The idea that we are
in control of our lives is an illusion. In the analogy of Psalm 23, we live our
lives in the shadow of the valley of death, we pass through the
dying-experience many times over. But letting-go of the attempt to control what
we cannot control—or holding-onto what we cannot hold on to*—is not at all the
same thing as fatalism, or despair. The most fitting response to living in the
shadow of the valley of death is to drink deeply from the wells of the water of
life. And to drink deeply is to discover God’s faithful keeping of his covenant
promises**.
As I prepare to meet
with those couples getting married at the Minster this year, and for Ash
Wednesday a week from tomorrow, I am glad for the gift this year offers.
*The book of Ecclesiastes is one of my favourite
books in the Bible.

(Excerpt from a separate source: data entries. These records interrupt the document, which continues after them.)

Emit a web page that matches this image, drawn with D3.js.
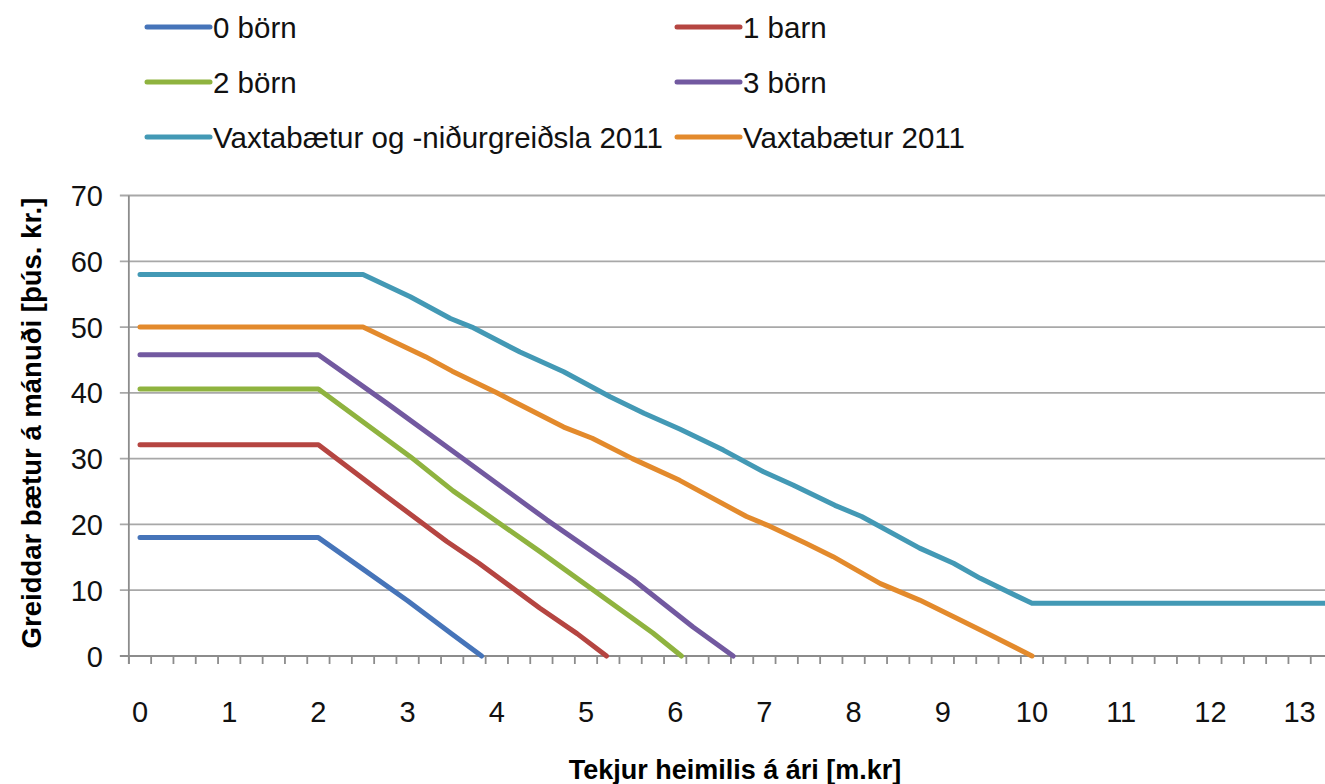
<!DOCTYPE html>
<html lang="is">
<head>
<meta charset="UTF-8">
<script src="https://d3js.org/d3.v7.min.js"></script>
<style>
  body { margin: 0; background: #fff; }
  text { font-family: "Liberation Sans", Arial, sans-serif; fill: #000; }
  .grid { stroke: #a8a8a8; stroke-width: 1.8; }
  .axis-line { stroke: #8c8c8c; stroke-width: 1.8; }
  .series { fill: none; stroke-width: 5; stroke-linejoin: round; stroke-linecap: round; }
</style>
</head>
<body>
<svg width="1325" height="784"></svg>
<script>
// series (x = tekjur í m.kr, y = þús. kr. á mánuði)
var born0 = [[0,18],[2,18],[2.5,13.2],[3,8.4],[3.5,3.3],[3.83,0]];
var barn1 = [[0,32.1],[2,32.1],[2.75,24.4],[3.44,17.4],[3.8,14.1],[4.48,7.3],[4.9,3.4],[5.23,0]];
var born2 = [[0,40.6],[2,40.6],[3.03,30.3],[3.51,25.1],[4.48,15.9],[5.75,3.5],[6.07,0]];
var born3 = [[0,45.8],[2,45.8],[2.77,38.4],[3.55,30.7],[4.56,20.7],[5.53,11.6],[6.2,4.4],[6.65,0]];
var vaxtaNidur = [[0,58],[2.5,58],[3.03,54.6],[3.48,51.3],[3.72,50],[4.26,46.2],[4.75,43.2],[5.27,39.4],
  [5.65,36.9],[6.05,34.5],[6.54,31.3],[6.99,28],[7.32,26],[7.79,22.9],[8.09,21.2],[8.74,16.4],
  [9.12,14.1],[9.42,11.8],[10,8],[13.6,8]];
var vaxta = [[0,50],[2.5,50],[3.2,45.5],[3.5,43.3],[4,40],[4.75,34.8],[5.07,33.1],[5.52,30],[6.05,26.7],
  [6.8,21.2],[7.03,19.9],[7.47,17.1],[7.77,15.1],[8.3,11],[8.74,8.5],[9.19,5.5],[9.49,3.5],[10,0]];

var seriesNames = ["0 börn", "1 barn", "2 börn", "3 börn", "Vaxtabætur og -niðurgreiðsla 2011", "Vaxtabætur 2011"];
var seriesData = [born0, barn1, born2, born3, vaxtaNidur, vaxta];
var seriesColors = ["#4674b9", "#b54541", "#8fb33f", "#7259a0", "#4399b5", "#e38a2c"];

var xLabels = [0,1,2,3,4,5,6,7,8,9,10,11,12,13];
var yLabels = [0,10,20,30,40,50,60,70];

var svg = d3.select("svg");

var x = d3.scaleLinear().domain([0, 13]).range([140, 140 + 13 * 89.2]);
var y = d3.scaleLinear().domain([0, 70]).range([656, 195.5]);

var plotLeft = x(-0.125), plotRight = x(13.6);

// gridlines
svg.selectAll(".grid")
  .data(yLabels.filter(function(d){ return d > 0; }))
  .enter().append("line")
  .attr("class", "grid")
  .attr("x1", plotLeft - 9).attr("x2", plotRight)
  .attr("y1", function(d){ return y(d); }).attr("y2", function(d){ return y(d); });

// y axis line + x axis line
svg.append("line").attr("class", "axis-line")
  .attr("x1", plotLeft).attr("x2", plotLeft)
  .attr("y1", y(70)).attr("y2", y(0) + 8);
svg.append("line").attr("class", "axis-line")
  .attr("x1", plotLeft - 9).attr("x2", plotRight)
  .attr("y1", y(0)).attr("y2", y(0));

// x tick marks between categories (every 0.25)
var xTicks = d3.range(-0.125, 13.7, 0.25);
svg.selectAll(".xtick")
  .data(xTicks)
  .enter().append("line")
  .attr("class", "axis-line")
  .attr("x1", function(d){ return x(d); }).attr("x2", function(d){ return x(d); })
  .attr("y1", y(0)).attr("y2", y(0) + 8);

// tick labels
svg.selectAll(".ylab")
  .data(yLabels)
  .enter().append("text")
  .attr("x", 103)
  .attr("y", function(d){ return y(d) + 10.5; })
  .attr("text-anchor", "end")
  .style("font-size", "29px")
  .style("fill", "#111")
  .text(function(d){ return d; });

svg.selectAll(".xlab")
  .data(xLabels)
  .enter().append("text")
  .attr("x", function(d){ return x(d); })
  .attr("y", 722)
  .attr("text-anchor", "middle")
  .style("font-size", "29px")
  .style("fill", "#111")
  .text(function(d){ return d; });

// axis titles
svg.append("text")
  .attr("x", 735).attr("y", 779)
  .attr("text-anchor", "middle")
  .style("font-size", "27px").style("font-weight", "bold")
  .text("Tekjur heimilis á ári [m.kr]");

svg.append("text")
  .attr("transform", "translate(41," + 423 + ") rotate(-90)")
  .attr("text-anchor", "middle")
  .style("font-size", "27.5px").style("font-weight", "bold")
  .text("Greiddar bætur á mánuði [þús. kr.]");

// lines
var line = d3.line()
  .x(function(d){ return x(d[0]); })
  .y(function(d){ return y(d[1]); });

svg.append("g")
  .selectAll("path")
  .data(seriesData)
  .enter().append("path")
  .attr("class", "series")
  .attr("stroke", function(d, i){ return seriesColors[i]; })
  .attr("d", line);

// legend
var legendCols = [147, 677];
var legendRows = [27, 82, 137];
var leg = svg.append("g").selectAll("g")
  .data(seriesNames)
  .enter().append("g")
  .attr("transform", function(d, i){
    return "translate(" + legendCols[i % 2] + "," + legendRows[Math.floor(i / 2)] + ")";
  });
leg.append("line")
  .attr("class", "series")
  .attr("x1", 0).attr("x2", 63).attr("y1", 0).attr("y2", 0)
  .attr("stroke", function(d, i){ return seriesColors[i]; });
leg.append("text")
  .attr("x", 66).attr("y", 10.5)
  .style("font-size", "29.5px")
  .style("fill", "#111")
  .text(function(d){ return d; });
</script>
</body>
</html>
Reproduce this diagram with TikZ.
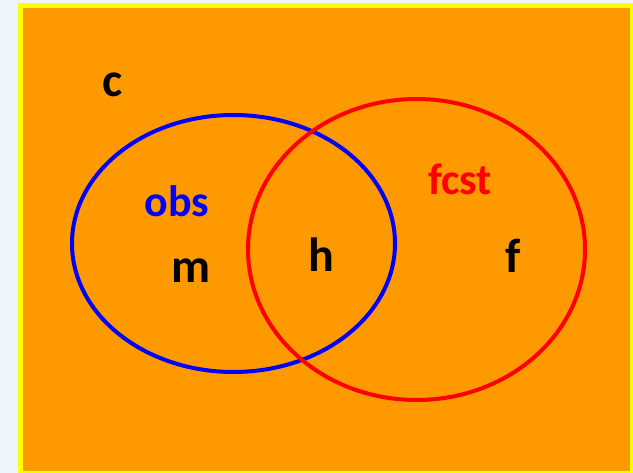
\documentclass[tikz,border=0pt]{standalone}
\usepackage{fontspec}
\setmainfont{Carlito}
\definecolor{bgblue}{HTML}{EEF4FC}
\definecolor{vorange}{HTML}{FF9900}
\definecolor{vyellow}{HTML}{FFFF00}
\definecolor{vblue}{HTML}{0000FF}
\definecolor{vred}{HTML}{FF0000}
\begin{document}
\begin{tikzpicture}[x=1pt,y=-1pt,
  setcircle/.style={line width=4pt},
  biglabel/.style={anchor=base,inner sep=0pt,font=\fontsize{48}{48}\selectfont\bfseries},
  setlabel/.style={anchor=base,inner sep=0pt,font=\fontsize{44}{44}\selectfont\bfseries}]
\clip (0,0) rectangle (633,473);
\fill[bgblue] (0,0) rectangle (633,473);
\draw[line width=5pt,draw=vyellow,fill=vorange] (20.5,5.5) rectangle (632.5,473.5);
\draw[setcircle,vblue] (233.5,243.5) ellipse [x radius=161.5,y radius=128.5];
\draw[setcircle,vred] (416.5,249.5) ellipse [x radius=168.5,y radius=150.5];
\node[biglabel] (c) at (113,97) {c};
\node[setlabel,text=vblue] (obs) at (177,217) {obs};
\node[biglabel] (m) at (191,283) {m};
\node[biglabel] (h) at (321,272) {h};
\node[setlabel,text=vred] (fcst) at (460,195) {fcst};
\node[biglabel] (f) at (513,273) {f};
\end{tikzpicture}
\end{document}
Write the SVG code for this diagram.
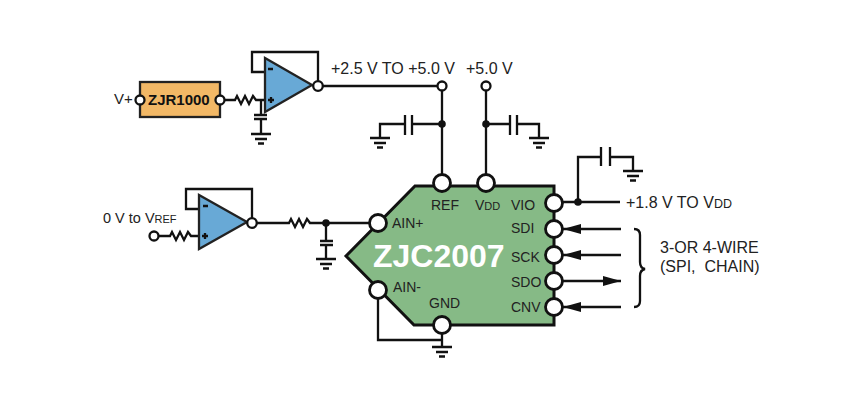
<svg xmlns="http://www.w3.org/2000/svg" width="847" height="413" viewBox="0 0 847 413">
<defs>
<style>
text{font-family:"Liberation Sans",Arial,sans-serif;font-size:14px;fill:#222}
.w{fill:none;stroke:#111;stroke-width:2.300}
.p{fill:#fff;stroke:#111;stroke-width:2.300}
.b{fill:#fff;stroke:#111;stroke-width:2.800}
.d{fill:#111}
.t{fill:#68a9d6;stroke:#222;stroke-width:2.300}
.s{font-size:11px}
.l{font-size:16px}
.ls{font-size:12.500px}
</style>
<g id="gnd"><path class="w" d="M-10 0H10M-6 5H6M-3 9.500H3"/></g>
<path id="res" class="w" d="M0 0H3L5 -4L9 4L13 -4L17 4L21 -4L24 0H25" stroke-linejoin="miter"/>
<marker id="ah" markerWidth="18" markerHeight="10" refX="18" refY="5" orient="auto" markerUnits="userSpaceOnUse"><path d="M0 0L18 5L0 10Z" fill="#111"/></marker>
</defs>
<rect width="847" height="413" fill="#fff"/>
<g id="connectors">
<path class="w" d="M264 72H252V52H318V81M224.500 100H232M257 100H265M261 100V115M261 119V134"/>
<path class="w" d="M254 115H267M254 119H267"/>
<use href="#res" x="232" y="100"/>
<use href="#gnd" x="261" y="134"/>
<path class="w" d="M323 86H437M442 91V175M486 91V175M442 124H412M405 124H380V138M486 124H510M517 124H539V138"/>
<path class="w" d="M405 115V135M412 115V135M510 115V135M517 115V135"/>
<circle class="d" cx="442" cy="124" r="3.800"/><circle class="d" cx="486" cy="124" r="3.800"/>
<use href="#gnd" x="380" y="138"/><use href="#gnd" x="539" y="138"/>
<path class="w" d="M199 209H186V189H252V218M159 236H167M192 236H199M257 223H286M311 223H369M326 223V241M326 245V259M320 241H333M320 245H333"/>
<use href="#res" x="167" y="236"/><use href="#res" x="286" y="223"/>
<circle class="d" cx="326" cy="223" r="3.800"/>
<use href="#gnd" x="326" y="259"/>
<path class="w" d="M378 299V340H442M442 334V347"/>
<use href="#gnd" x="442" y="347"/>
<path class="w" d="M563 202H620M578 202V157H601M610 157H633V170M601 147V166M610 147V166"/>
<circle class="d" cx="578" cy="202" r="3.800"/>
<use href="#gnd" x="633" y="171"/>
<path class="w" d="M621 229H563" marker-end="url(#ah)"/>
<path class="w" d="M621 255H563" marker-end="url(#ah)"/>
<path class="w" d="M563 281H621" marker-end="url(#ah)"/>
<path class="w" d="M621 307H563" marker-end="url(#ah)"/>
<path class="w" d="M634 229Q640 229 640 235V262Q640 268 645 269Q640 270 640 276V301Q640 307 634 307"/>
</g>
<g id="chip">
<path d="M346 256L415 186H554V325H414Z" fill="#86ba86" stroke="#111" stroke-width="3"/>
<text x="373" y="267" style="font-size:32px;font-weight:bold;fill:#fff">ZJC2007</text>
</g>
<g id="pin-ref"><circle class="b" cx="442" cy="183" r="8.500"/><text x="431" y="210">REF</text></g>
<g id="pin-vdd"><circle class="b" cx="486" cy="183" r="8.500"/><text x="475" y="210">V<tspan class="s">DD</tspan></text></g>
<g id="pin-vio"><circle class="b" cx="554" cy="203" r="8.500"/><text x="511" y="210">VIO</text></g>
<g id="pin-sdi"><circle class="b" cx="554" cy="229" r="8.500"/><text x="511" y="233">SDI</text></g>
<g id="pin-sck"><circle class="b" cx="554" cy="255" r="8.500"/><text x="511" y="262">SCK</text></g>
<g id="pin-sdo"><circle class="b" cx="554" cy="281" r="8.500"/><text x="511" y="287">SDO</text></g>
<g id="pin-cnv"><circle class="b" cx="554" cy="307" r="8.500"/><text x="511" y="312">CNV</text></g>
<g id="pin-ainp"><circle class="b" cx="378" cy="223" r="8.500"/><text x="392" y="228">AIN+</text></g>
<g id="pin-ainm"><circle class="b" cx="378" cy="290" r="8.500"/><text x="393" y="292">AIN-</text></g>
<g id="pin-gnd"><circle class="b" cx="442" cy="325" r="8.500"/><text x="429" y="308">GND</text></g>
<g id="ref-box">
<rect x="140" y="82" width="80" height="35" fill="#f2b866" stroke="#222" stroke-width="2.300"/>
<circle class="p" cx="140" cy="100" r="4.500"/><circle class="p" cx="220" cy="100" r="4.500"/>
<text x="148" y="105" style="font-size:15px;font-weight:bold;fill:#111">ZJR1000</text>
<text x="114" y="104" style="font-size:15px">V+</text>
</g>
<g id="opamp-top">
<path class="t" d="M265 58V112L312 85Z"/>
<path class="w" d="M268 69H273M268 100H274M271 97V103"/>
<circle class="p" cx="318" cy="86" r="4.800"/>
</g>
<g id="opamp-bottom">
<path class="t" d="M199 195V249L247 222Z"/>
<path class="w" d="M203 206H208M202 236H208M205 233V239"/>
<circle class="p" cx="252" cy="223" r="4.800"/>
<circle class="p" cx="154" cy="236" r="4.500"/>
</g>
<g id="rails">
<circle class="p" cx="442" cy="86" r="4.500"/>
<circle class="p" cx="486" cy="86" r="4.500"/>
</g>
<g id="labels">
<text class="l" x="331" y="74">+2.5 V TO +5.0 V</text>
<text class="l" x="466" y="74">+5.0 V</text>
<text x="103" y="223" style="font-size:14.500px">0 V to V<tspan class="s">REF</tspan></text>
<text class="l" x="626" y="208">+1.8 V TO V<tspan class="ls">DD</tspan></text>
<text class="l" x="660" y="253">3-OR 4-WIRE</text>
<text class="l" x="660" y="272" xml:space="preserve">(SPI,  CHAIN)</text>
</g>
</svg>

Running through it is the repeated cry ‘hebel,’ often translated ‘meaningless’
or ‘vanity’ but perhaps better—and much more positively—translated ‘fleeting’:
fleeting, fleeting, all is fleeting…and beautiful in its appointed time.
**Strictly speaking,
there is no such thing as a marriage between two people. A marriage is a social
contract involving the entire community, with the guests present at the wedding
speaking on that community’s behalf, with two people at the centre of this
bigger thing. The marriage vows are an expression of our common experience of
life—as much for those who have never been married, are divorced, or widowed,
as those who are married—alongside the commitment of two people to walk this
journey together, with the support of others. Our common experience of life,
our inability to control our lives, and God’s faithfulness in all
circumstances, are true for those who have a Valentine and those who do not.